Sunday, February 17, 2008


Folks, my memory ain't what it used to be. Today's 1st reading about Abraham reminded me that I'd read something somewhere about Luther's objection to the prayer of the Mass concerning the sacrifice of Abraham our father in faith. I'm 80% sure that it was in one of De Lubac's works, but I've flicked through my copies of The Splendor of the Church, and Catholicism but haven't found it. Can anyone point me in the right direction?
I'm usually pretty happy with Ignatius Press books, but this isn't the first time I've been inclined to curse them for not putting an index at the back of De Lubac's works.

Edited to add:

Aha! It wasn't De Lubac at all. Idly opening Ratzinger's Truth and Tolerance I found the following book-marked with a used metro ticket:

In the Roman Canon, in the First Eucharistic Prayer of the Missal as reformed by Pope Paul VI, the request is made to God that, with a gracious and tranquil countenance, he be pleased to look upon the offerings of the Church, as once he did upon the offering of his just servant Abel, upon the sacrifice of our Patriarch Abraham, and upon the holy sacrifice, a spotless victim, offered by the high priest Melchizedek.

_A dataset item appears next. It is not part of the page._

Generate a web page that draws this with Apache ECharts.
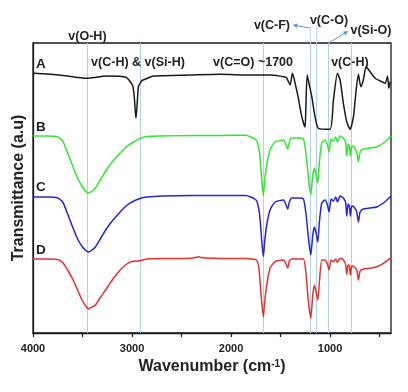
<!DOCTYPE html>
<html><head><meta charset="utf-8">
<script src="https://cdn.jsdelivr.net/npm/echarts@6/dist/echarts.min.js"></script>
<style>html,body{margin:0;padding:0;background:#fff}#c{width:408px;height:392px}</style>
</head><body><div id="c"></div>
<script>
// ---- data (wavenumber in cm-1, transmittance in arbitrary units, curves stacked) ----
const aWave = [4000,3730,3460,3260,3060,2990,2960,2936,2919,2902,2869,2785,2400,2110,1800,1600,1455,1438,1404,1380,1353,1320,1286,1253,1245,1232,1220,1185,1152,1118,1000,966,926,899,866,832,798,764,737,714,690,664,636,596,545,478,444,420,407,394,386];
const aT = [259.7,258,254.7,257,255.7,246.3,214.7,246.3,249.7,252.3,253.7,257,258,258.7,258,258,256,255,248,259.7,249.7,234.7,216.3,205.7,225,258,253,236.3,216.3,204.7,203.7,233,259.7,253,229.7,211.3,203.7,216.3,243,258.7,246.3,253.3,266.3,261.3,254.7,251.3,249.7,257,244.7,251,250];

const bcdWave = [4000,3850,3750,3700,3650,3600,3550,3500,3460,3440,3410,3370,3320,3260,3200,3120,3060,3000,2920,2850,2700,2400,2320,2300,2100,1850,1800,1760,1740,1720,1707,1690,1674,1660,1640,1606,1556,1471,1444,1428,1411,1387,1320,1269,1242,1219,1195,1175,1158,1141,1124,1108,1084,1050,1027,1010,990,967,943,926,899,866,842,832,818,805,795,781,758,731,714,697,664,596,529,462,394,386];
const bT = [197,197,196,192,180,167,155,146,141,140,141.5,145,153,163,171,180,186,190,194.5,196.5,197,197.5,197.5,197.5,197.5,197.8,196,194,192,185,175,153,137,153,168,183,191,193,188,184,191,195,195,194,178,155,138,158,165,158,150,171,190,193,188,181,194,192,196,191,197,195,190,177,189,187,177,187,186,181,171,181,184,185,186,190,196,197];
const cT = [136,136,135,131,119,106,94,86,82,81,82.5,86,94,104,112,121,127,131,134.5,136,137,137.5,137.5,137.5,137.5,137.5,136,134,132,124,114,92,76.5,92,108,123,131,133,128,124,131,135,135,134,118,95,78,98,106,100,91,111,130,133,128,121,134,132,136,131,137,135,130,117,129,127,117,127,126,121,111,121,124,125,126,130,136,137];
const dT = [74,74,73.5,70.5,63,54,43,32,26,24,25.5,28,35.5,44,53,63,68.5,71.5,72.3,74,74.5,74.8,76.3,75.2,74.6,74.5,74,73.5,72.5,66,51,30,16,32,48,65,71.3,73,69,64.7,72,74,74,74,58,31,14.7,38,48,41,33,51,73,73,69,63,73,71.3,74,70.7,74.7,73,68,58.7,68,67.3,58,67.3,66.3,63,53,62,64,64.7,66.3,69.7,74.7,75];

const seriesNames = ['A','B','C','D'];
const xLabelValues = [4000,3000,2000,1000];
const xTickValues = [4000,3500,3000,2500,2000,1500,1000,500];
const peakLines = [3450,2920,1680,1200,1135,1015,790];

// annotation anchors in data coordinates [wavenumber, a.u.]
const bandLabels = [
  {text:'v(O-H)', w:3450, t:296, align:'center'},
  {text:'v(C-H) & v(Si-H)', w:2940, t:270, align:'center'},
  {text:'v(C=O) ~1700', w:1778, t:270, align:'center'},
  {text:'v(C-H)', w:800, t:270, align:'center'},
  {text:'v(C-F)', w:1405, t:307, align:'right'},
  {text:'v(C-O)', w:1011, t:312, align:'center'},
  {text:'v(Si-O)', w:587, t:302, align:'center'}
];
const curveLabels = [{text:'A', t:269},{text:'B', t:206},{text:'C', t:146},{text:'D', t:83}];
const curveLabelW = 3970;
const lineExtensions = [{w:1200, t0:290, t1:305},{w:1135, t0:290, t1:306}];
const arrows = [{from:[1200,305], to:[1380,308]}, {from:[1015,290], to:[815,302]}];

// ---- chart ----
const FONT = '"Liberation Sans", Arial, sans-serif';
const colors = ['#1a1a1a','#33e633','#2424dc','#e63030'];
const chart = echarts.init(document.getElementById('c'), null, {width:408, height:392});
const pairs = (w, v) => w.map((x, i) => [x, v[i]]);
const curveData = [pairs(aWave, aT), pairs(bcdWave, bT), pairs(bcdWave, cT), pairs(bcdWave, dT)];

const series = curveData.map((d, i) => ({
  name: seriesNames[i], type:'line', data:d, showSymbol:false, smooth:0.2, z:3,
  lineStyle:{color:colors[i], width:1.5}, itemStyle:{color:colors[i]}, silent:true
}));
series.push({
  name:'lines', type:'line', data:[], z:1, silent:true,
  markLine:{ silent:true, symbol:['none','none'], z:1, label:{show:false}, animation:false,
    lineStyle:{color:'#b3cfe6', width:1, type:'solid'},
    data: peakLines.map(w => ({xAxis:w})) }
});

chart.setOption({
  animation:false,
  backgroundColor:'#fff',
  grid:{left:33, right:17, top:43, bottom:59, show:true, borderColor:'#1a1a1a', borderWidth:1.3},
  xAxis:{
    type:'value', inverse:true, min:385, max:4000,
    axisLine:{show:true, lineStyle:{color:'#1a1a1a', width:1.3}},
    axisTick:{show:true, customValues:xTickValues, length:4, inside:false, lineStyle:{color:'#1a1a1a', width:1.2}},
    axisLabel:{customValues:xLabelValues, formatter:v => String(v), fontFamily:FONT, fontWeight:'bold', fontSize:11, color:'#222', margin:10},
    splitLine:{show:false},
    name:'Wavenumber (cm{sup|-1})', nameLocation:'middle', nameGap:26,
    nameTextStyle:{fontFamily:FONT, fontWeight:'bold', fontSize:16, color:'#222',
      rich:{sup:{fontFamily:FONT, fontWeight:'bold', fontSize:10, color:'#222', verticalAlign:'top'}}}
  },
  yAxis:{
    type:'value', min:0, max:290,
    axisLine:{show:true, lineStyle:{color:'#1a1a1a', width:1.3}},
    axisTick:{show:false}, axisLabel:{show:false}, splitLine:{show:false},
    name:'Transmittance (a.u)', nameLocation:'middle', nameGap:6, nameRotate:90,
    nameTextStyle:{fontFamily:FONT, fontWeight:'bold', fontSize:16, color:'#222'}
  },
  series: series
});

// ---- annotations positioned through the axes ----
const P = (w, t) => chart.convertToPixel({gridIndex:0}, [w, t]);
const g = [];
const txt = (s, p, align, size) => ({type:'text', x:p[0], y:p[1], z:10, silent:true,
  style:{text:s, fill:'#222', fontFamily:FONT, fontWeight:'bold', fontSize:size, align:align, verticalAlign:'middle'}});
bandLabels.forEach(l => g.push(txt(l.text, P(l.w, l.t), l.align, 12.5)));
curveLabels.forEach(l => g.push(txt(l.text, P(curveLabelW, l.t), 'left', 13.5)));
lineExtensions.forEach(e => { const a = P(e.w, e.t0), b = P(e.w, e.t1);
  g.push({type:'line', z:1, silent:true, shape:{x1:a[0], y1:a[1], x2:b[0], y2:b[1]}, style:{stroke:'#b3cfe6', lineWidth:1}}); });
arrows.forEach(ar => { const a = P(ar.from[0], ar.from[1]), b = P(ar.to[0], ar.to[1]);
  const dx = b[0]-a[0], dy = b[1]-a[1], L = Math.hypot(dx, dy), ux = dx/L, uy = dy/L, s = 5;
  const bx = b[0]-ux*s, by = b[1]-uy*s;
  g.push({type:'line', z:5, silent:true, shape:{x1:a[0], y1:a[1], x2:bx, y2:by}, style:{stroke:'#5b9bd5', lineWidth:1}});
  g.push({type:'polygon', z:5, silent:true, shape:{points:[[b[0], b[1]], [bx - uy*2.3, by + ux*2.3], [bx + uy*2.3, by - ux*2.3]]}, style:{fill:'#5b9bd5'}});
});
chart.setOption({graphic:{elements:g}});
</script>
</body></html>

This petition called forth Luther's anger and was also strongly criticised in the circles of the Liturgical Movement as a misunderstanding of Christian worship, as the "regression" into Old Testament, pre-Christian attitudes. The early Church whose faith and prayer is expressed in this text, thought otherwise. For the early Church there was no clear break between the prayer of the nations, the prayer of Israel, and the prayer of the Church. Of course, the "novelty" of Christian worship and practice was a fundamental category of the Christian faith: the Lord has brought to pass something new, the new thing itself; but this new thing had been prepared for, and history, for all its confusion and errors, had been leading up to it. It was, of course, a matter of distinguishing between what led up to Christ and what was opposed to him. It was a matter of subjecting all this to a process of purification and renewal, but this would in fact mean, not destroying things and making an absolute break, but initiating renewal and healing. Faith makes its appearance in the history of religions as a crisis and the judgement, but not as a total condemnation of them.
The prayer "Supra quae", from which the quotations above are taken, is thus an introduction to the discernment of spirits, the interpretation, both critical and positive, of pre-Christian ways of worship. The choice of these figures is in many respects significant; Abel is the first martyr - someone who has not killed but let himself be killed and thus himself became a "lamb", anticipating the fate of Christ, the true Paschal Lamb. Abraham is ready to sacrifice Isaac his only son, and thus to give up his future, the meaning of the promise; the lamb, the ram, takes the place of the son - the light of Christ casts its rays ahead in multiple refractions. Melchizedek, the King of Salem, is priest of El Elyon - of "the most high God"; he offers bread and wine. This mysterious figure repeatedly drew the attention both the early Judaism and of the growing Church; the Letter to the Hebrews sees him as representing the priesthood of Jesus Christ as against the Aaronic priesthood.
Abraham is the forefather of Israel - our father, the Canon therefore says of him, drawing on Pauline theology. To become a Christian means entering into the history of faith that began with Abraham and, thus, accepting him as father. The sacrifice of Abraham referred to by the Roman Canon epitomises the transition from the "heathen" cult to the purified cult of Israel and, with the sacrifice of the lamb (which links Abraham with Abel), indicates the move towards the Christian cult, at the centre of which stands the Lamb who was sacrificed (Rev 5:6) - Christ, who gave himself to God on the night of suffering and to in his love reconciles us and draws us up to God. In that sense, the whole of the history of religion is referred to in this text, first leading up to Abraham (Israel) and, thereby, to Christ, and interpreted from his standpoint - from that of him who also offers us the standard by which to make the requisite distinctions, who is indeed himself that standard. (pp 95-98)
By the by, that part of the Roman Canon is, in my opinion, perhaps the most evocative and striking of the whole prayer, if one will concede the legitimacy of passing such judgements in these matters.

1 comment:

Paul Hargadon said...

A book you can find in Google Books: "Eucharistic Sacrifice and Patristic Tradition in the Theology of Martin Bucer 1534-1546" has extended references to "the Reformers" regarding the Canon of the Mass.